À Brive, donner une seconde vie aux livres a fait son chemin depuis quelques années
Brive (Corrèze) a la passion du livre. Cela ne se voit pas seulement, à chaque début du mois de novembre, quand tous les auteurs français et internationaux se pressent sous la halle Brassens, et à l’espace des Trois Provinces, comme ce sera encore le cas, cette année, du 8 au 10 novembre. On le constate aussi tout au long de l’année, jusque devant les boîtes à livres, installées à l’initiative des quartiers.
La ville en compte treize. Sophie regarde dans l’une d’elles, près du parc de la Roseraie : « Je suis une grande lectrice, mais cette passion revient vite cher. Dès que je passe devant la Roseraie, je jette un œil pour voir s’il y a de nouveaux livres qui ont été déposés. Des fois, je ne trouve pas mon bonheur, mais je repars régulièrement avec un ou deux ouvrages. Je dépose, aussi, les livres que j’ai lus, je ne les garde pas chez moi. Ça permet à d’autres personnes d’en profiter, et ça évite de les entasser inutilement sur un meuble », confie cette sexagénaire briviste.
Ces boîtes à livres sont alimentées en grande partie par la banque francophone du livre Étienne-Patier. « Celles de la gare et de la collégiale Saint-Martin marchent vraiment très bien. C’est plus compliqué dans les quartiers prioritaires », regrette Laurent Soutenet, le président de l’association. Derrière lui, dans une petite salle de la caserne Brune, une armoire déborde de romans prêts à alimenter les boîtes à livres.

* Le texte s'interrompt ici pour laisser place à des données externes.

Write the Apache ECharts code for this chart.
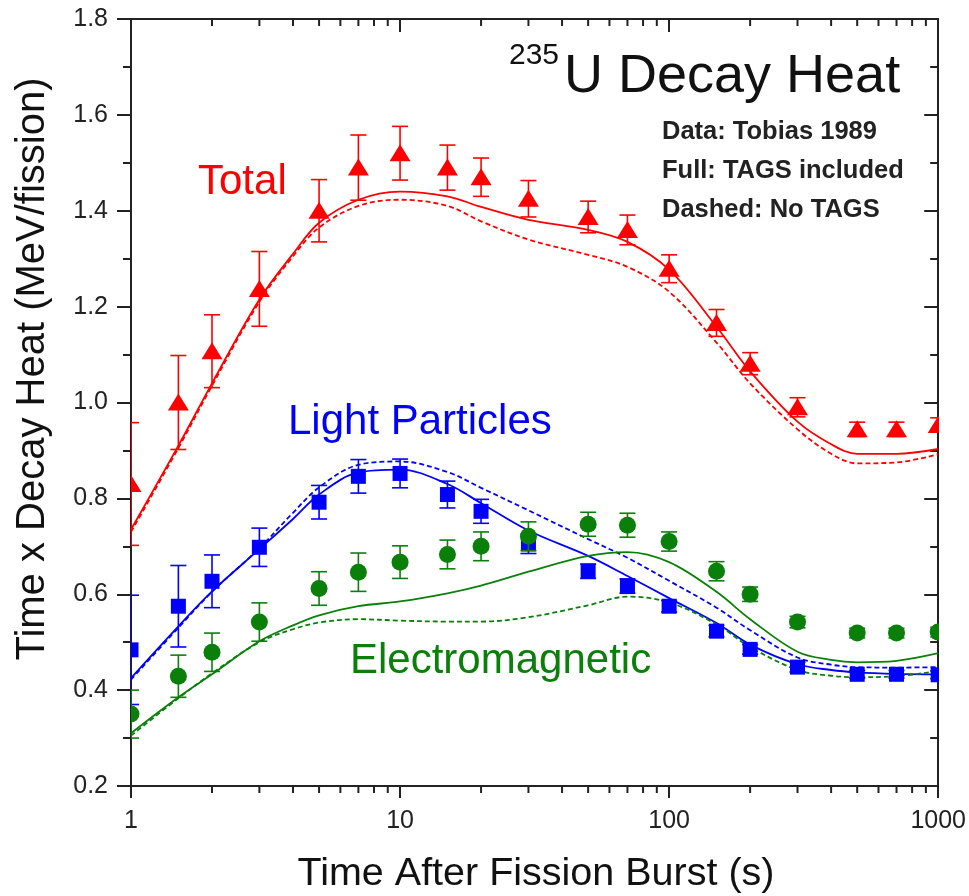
<!DOCTYPE html>
<html>
<head>
<meta charset="utf-8">
<script src="https://cdn.jsdelivr.net/npm/echarts@6/dist/echarts.min.js"></script>
<style>
  html, body { margin: 0; padding: 0; background: #fff; }
  #chart { width: 969px; height: 896px; }
</style>
</head>
<body>
<div id="chart"></div>
<script>
// measured points (Tobias 1989)
var times = [1, 1.5, 2, 3, 5, 7, 10, 15, 20, 30, 50, 70, 100, 150, 200, 300, 500, 700, 1000];
var totalPts = [0.83, 1.0, 1.107, 1.237, 1.40, 1.49, 1.52, 1.49, 1.47, 1.425, 1.387, 1.36, 1.279, 1.166, 1.081, 0.99, 0.944, 0.944, 0.953];
var totalErr = [0.128, 0.098, 0.076, 0.078, 0.065, 0.068, 0.056, 0.047, 0.04, 0.038, 0.033, 0.031, 0.029, 0.028, 0.023, 0.02, 0.015, 0.015, 0.015];
var lightPts = [0.484, 0.575, 0.627, 0.698, 0.792, 0.846, 0.852, 0.808, 0.773, 0.705, 0.648, 0.617, 0.575, 0.523, 0.485, 0.448, 0.433, 0.433, 0.432];
var lightErr = [0.114, 0.085, 0.055, 0.04, 0.035, 0.035, 0.03, 0.028, 0.025, 0.02, 0.015, 0.015, 0.012, 0.012, 0.01, 0.01, 0.008, 0.008, 0.008];
var emPts = [0.35, 0.429, 0.479, 0.542, 0.612, 0.646, 0.667, 0.683, 0.70, 0.721, 0.746, 0.744, 0.71, 0.648, 0.60, 0.542, 0.519, 0.519, 0.521];
var emErr = [0.05, 0.044, 0.04, 0.04, 0.035, 0.04, 0.034, 0.03, 0.03, 0.03, 0.025, 0.025, 0.02, 0.02, 0.015, 0.012, 0.01, 0.01, 0.01];

// calculated curves
var curveTimes = [1, 1.5, 2, 3, 4, 5, 7, 10, 15, 20, 30, 50, 70, 100, 150, 200, 300, 400, 500, 700, 1000];
var totalFull = [0.735, 0.91, 1.04, 1.215, 1.31, 1.375, 1.423, 1.44, 1.43, 1.408, 1.381, 1.36, 1.335, 1.277, 1.158, 1.065, 0.96, 0.913, 0.893, 0.893, 0.903];
var totalNoTags = [0.73, 0.905, 1.035, 1.21, 1.305, 1.365, 1.41, 1.423, 1.41, 1.378, 1.34, 1.308, 1.283, 1.231, 1.125, 1.04, 0.944, 0.893, 0.873, 0.875, 0.892];
var lightFull = [0.425, 0.533, 0.606, 0.694, 0.757, 0.808, 0.854, 0.86, 0.83, 0.79, 0.733, 0.68, 0.638, 0.592, 0.54, 0.495, 0.454, 0.442, 0.437, 0.434, 0.433];
var lightNoTags = [0.422, 0.53, 0.605, 0.696, 0.77, 0.823, 0.87, 0.877, 0.855, 0.822, 0.775, 0.715, 0.676, 0.628, 0.572, 0.525, 0.468, 0.453, 0.448, 0.447, 0.448];
var emFull = [0.31, 0.385, 0.433, 0.502, 0.535, 0.556, 0.575, 0.585, 0.602, 0.618, 0.647, 0.68, 0.688, 0.667, 0.605, 0.548, 0.48, 0.463, 0.458, 0.461, 0.477];
var emNoTags = [0.305, 0.383, 0.435, 0.5, 0.527, 0.541, 0.548, 0.545, 0.543, 0.543, 0.552, 0.577, 0.595, 0.583, 0.537, 0.49, 0.442, 0.43, 0.427, 0.429, 0.44];

// axis ticks
var xMajorTicks = [1, 10, 100, 1000];
var xMinorTicks = [2, 3, 4, 5, 6, 7, 8, 9, 20, 30, 40, 50, 60, 70, 80, 90, 200, 300, 400, 500, 600, 700, 800, 900];

var RED = '#ff0000', BLUE = '#0000ff', GREEN = '#0a800a';
var FONT = '"Liberation Sans", Arial, Helvetica, sans-serif';

var chart = echarts.init(document.getElementById('chart'));

function curve(vals, color, dashed) {
  return {
    type: 'line',
    data: curveTimes.map(function (t, i) { return [t, vals[i]]; }),
    showSymbol: false,
    smooth: 0.35,
    clip: true,
    z: 3,
    lineStyle: { color: color, width: 1.8, type: dashed ? [5, 3] : 'solid' },
    silent: true
  };
}

function points(vals, errs, color, shape) {
  return {
    type: 'custom',
    clip: true,
    z: 4,
    data: times.map(function (t, i) { return [t, vals[i], errs[i]]; }),
    encode: { x: 0, y: 1 },
    renderItem: function (params, api) {
      var p = api.coord([api.value(0), api.value(1)]);
      var hi = api.coord([api.value(0), api.value(1) + api.value(2)]);
      var lo = api.coord([api.value(0), api.value(1) - api.value(2)]);
      var ls = { stroke: color, lineWidth: 1.6 };
      var kids = [
        { type: 'line', shape: { x1: p[0], y1: hi[1], x2: p[0], y2: lo[1] }, style: ls },
        { type: 'line', shape: { x1: p[0] - 8, y1: hi[1], x2: p[0] + 8, y2: hi[1] }, style: ls },
        { type: 'line', shape: { x1: p[0] - 8, y1: lo[1], x2: p[0] + 8, y2: lo[1] }, style: ls }
      ];
      if (shape === 'triangle') {
        kids.push({ type: 'polygon', shape: { points: [[p[0], p[1] - 9], [p[0] - 10.5, p[1] + 8], [p[0] + 10.5, p[1] + 8]] }, style: { fill: color } });
      } else if (shape === 'rect') {
        kids.push({ type: 'rect', shape: { x: p[0] - 7.5, y: p[1] - 7.5, width: 15, height: 15 }, style: { fill: color } });
      } else {
        kids.push({ type: 'circle', shape: { cx: p[0], cy: p[1], r: 8.5 }, style: { fill: color } });
      }
      return { type: 'group', children: kids };
    }
  };
}

// minor ticks of the log axes (bottom outward, top inward)
var minorTickSeries = {
  type: 'custom',
  clip: false,
  z: 6,
  silent: true,
  data: xMinorTicks.map(function (t) { return [t, 0.2]; }),
  encode: { x: 0, y: 1 },
  renderItem: function (params, api) {
    var b = api.coord([api.value(0), 0.2]);
    var t = api.coord([api.value(0), 1.8]);
    var st = { stroke: '#222', lineWidth: 2 };
    return {
      type: 'group',
      children: [
        { type: 'line', shape: { x1: b[0], y1: b[1], x2: b[0], y2: b[1] + 7 }, style: st },
        { type: 'line', shape: { x1: t[0], y1: t[1], x2: t[0], y2: t[1] + 7 }, style: st }
      ]
    };
  }
};

var axisLine = { show: true, lineStyle: { color: '#222', width: 2 } };

chart.setOption({
  animation: false,
  grid: { left: 131, right: 30, top: 19, bottom: 110 },
  xAxis: [{
    type: 'log', logBase: 10, min: 1, max: 1000, position: 'bottom',
    axisLine: axisLine,
    axisTick: { show: true, inside: false, length: 12, lineStyle: { color: '#222', width: 2 } },
    axisLabel: {
      margin: 23, fontSize: 25, color: '#222', fontFamily: FONT,
      formatter: function (v) {
        var r = Math.round(v);
        return xMajorTicks.indexOf(r) >= 0 ? String(r) : '';
      }
    },
    splitLine: { show: false }
  }, {
    type: 'log', logBase: 10, min: 1, max: 1000, position: 'top',
    axisLine: axisLine,
    axisTick: { show: true, inside: true, length: 13, lineStyle: { color: '#222', width: 2 } },
    axisLabel: { show: false },
    splitLine: { show: false }
  }],
  yAxis: [{
    type: 'value', min: 0.2, max: 1.8, interval: 0.2, position: 'left',
    axisLine: axisLine,
    axisTick: { show: true, inside: false, length: 14, lineStyle: { color: '#222', width: 2 } },
    minorTick: { show: true, splitNumber: 2, length: 8, lineStyle: { color: '#222', width: 2 } },
    axisLabel: { margin: 23, fontSize: 25, color: '#222', fontFamily: FONT, formatter: function (v) { return v.toFixed(1); } },
    splitLine: { show: false }, minorSplitLine: { show: false }
  }, {
    type: 'value', min: 0.2, max: 1.8, interval: 0.2, position: 'right',
    axisLine: axisLine,
    axisTick: { show: true, inside: true, length: 14, lineStyle: { color: '#222', width: 2 } },
    minorTick: { show: true, splitNumber: 2, length: 8, lineStyle: { color: '#222', width: 2 } },
    axisLabel: { show: false },
    splitLine: { show: false }, minorSplitLine: { show: false }
  }],
  series: [
    curve(totalFull, RED, false),
    curve(totalNoTags, RED, true),
    curve(lightFull, BLUE, false),
    curve(lightNoTags, BLUE, true),
    curve(emFull, GREEN, false),
    curve(emNoTags, GREEN, true),
    points(totalPts, totalErr, RED, 'triangle'),
    points(lightPts, lightErr, BLUE, 'rect'),
    points(emPts, emErr, GREEN, 'circle'),
    minorTickSeries
  ],
  graphic: [
    { type: 'text', x: 536, y: 874, style: { text: 'Time After Fission Burst (s)', font: '39.5px ' + FONT, fill: '#111', align: 'center', verticalAlign: 'middle' } },
    { type: 'text', x: 33, y: 369, rotation: Math.PI / 2, style: { text: 'Time x Decay Heat (MeV/fission)', font: '40px ' + FONT, fill: '#111', align: 'center', verticalAlign: 'middle' } },
    { type: 'text', x: 509, y: 56, style: { text: '235', font: '30px ' + FONT, fill: '#111', align: 'left', verticalAlign: 'middle' } },
    { type: 'text', x: 564, y: 77, style: { text: 'U Decay Heat', font: '54px ' + FONT, fill: '#111', align: 'left', verticalAlign: 'middle' } },
    { type: 'text', x: 662, y: 132, style: { text: 'Data: Tobias 1989', font: 'bold 25.5px ' + FONT, fill: '#222', align: 'left', verticalAlign: 'middle' } },
    { type: 'text', x: 662, y: 171, style: { text: 'Full: TAGS included', font: 'bold 25.5px ' + FONT, fill: '#222', align: 'left', verticalAlign: 'middle' } },
    { type: 'text', x: 662, y: 210, style: { text: 'Dashed: No TAGS', font: 'bold 25.5px ' + FONT, fill: '#222', align: 'left', verticalAlign: 'middle' } },
    { type: 'text', x: 198, y: 182, style: { text: 'Total', font: '42px ' + FONT, fill: RED, align: 'left', verticalAlign: 'middle' } },
    { type: 'text', x: 288, y: 422, style: { text: 'Light Particles', font: '42px ' + FONT, fill: BLUE, align: 'left', verticalAlign: 'middle' } },
    { type: 'text', x: 350, y: 661, style: { text: 'Electromagnetic', font: '42px ' + FONT, fill: GREEN, align: 'left', verticalAlign: 'middle' } }
  ]
});
</script>
</body>
</html>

« C’est insupportable de jeter des livres à la poubelle, appuie le responsable. Le livre n’est pas un objet comme les autres. Nous récupérons ici toutes sortes d’ouvrages, issus des bibliothèques, des CDI d’établissements scolaires… Nous avons de tout : des manuels, des romans, des BD. Ensuite, nous utilisons notre réseau. »
Le livre d’occasion, un enjeu économiqueUne seconde vie, qui peut se faire à l’autre bout du monde. En janvier dernier, la banque a envoyé vingt tonnes de livres au Burundi. D’autres projets sont menés avec le Togo. « Avant, ici, on envoyait des soldats en opération extérieure, maintenant on envoie des livres », ironise Danielle Chapapria, une adhérente. Marie-Agnès Lavergne, bénévole à la banque du livre, écoule de son côté des livres bien particuliers. Cette aide-soignante distribue gratuitement des romans écrits en gros caractères aux personnes âgées de son service.

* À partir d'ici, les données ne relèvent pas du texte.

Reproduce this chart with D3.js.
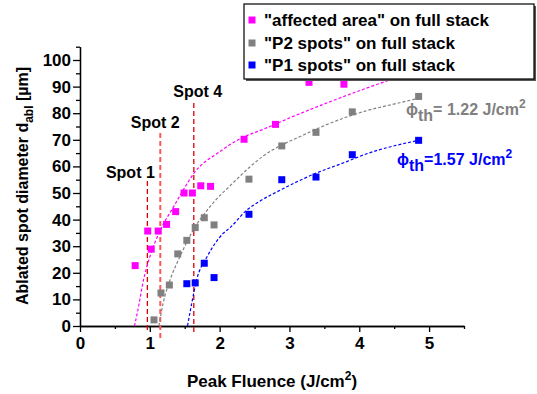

Si la banque Étienne-Patier œuvre de manière caritative, le livre d’occasion représente également une opportunité économique que même les grandes librairies ont su saisir. Depuis un an, dans le Cultura Brive-Centre, un rayon « livres d’occasion » a fait son apparition. Une initiative qui veut répondre aussi au budget resserré des ménages.
Selon une récente étude du ministère de la Culture et de la Sofia, se tourner vers le livre de seconde main répond davantage à un impératif économique qu’à un souci écologique pour les Français. Environ 16 % d’entre eux ont acheté au moins un livre d’occasion en 2022. « La consommation circulaire fonctionne très bien. On vend environ 200 livres d’occasion par mois. En plus du prix plus abordable (entre 2,5 et 8 euros), il y a un peu de nostalgie de voir des éditions plus anciennes. Il y a aussi un côté pratique pour tous les ouvrages scolaires », explique Louise Larue, adjointe du secteur livres chez Cultura. La librairie a aussi mis en place la reprise de livre en échange de bons d’achat.
Ce cercle vertueux, auquel participe association et professionnels, aura sa place à la Foire du livre. Un stand du Rotary club permettra aux lecteurs de venir déposer des livres. « Cela servira à faire des cadeaux de fin d’années. Et s’il en reste malgré cela, nous les récupérerons pour le redistribuer ensuite. »
À Brive, l’histoire des livres n’a pas de fin.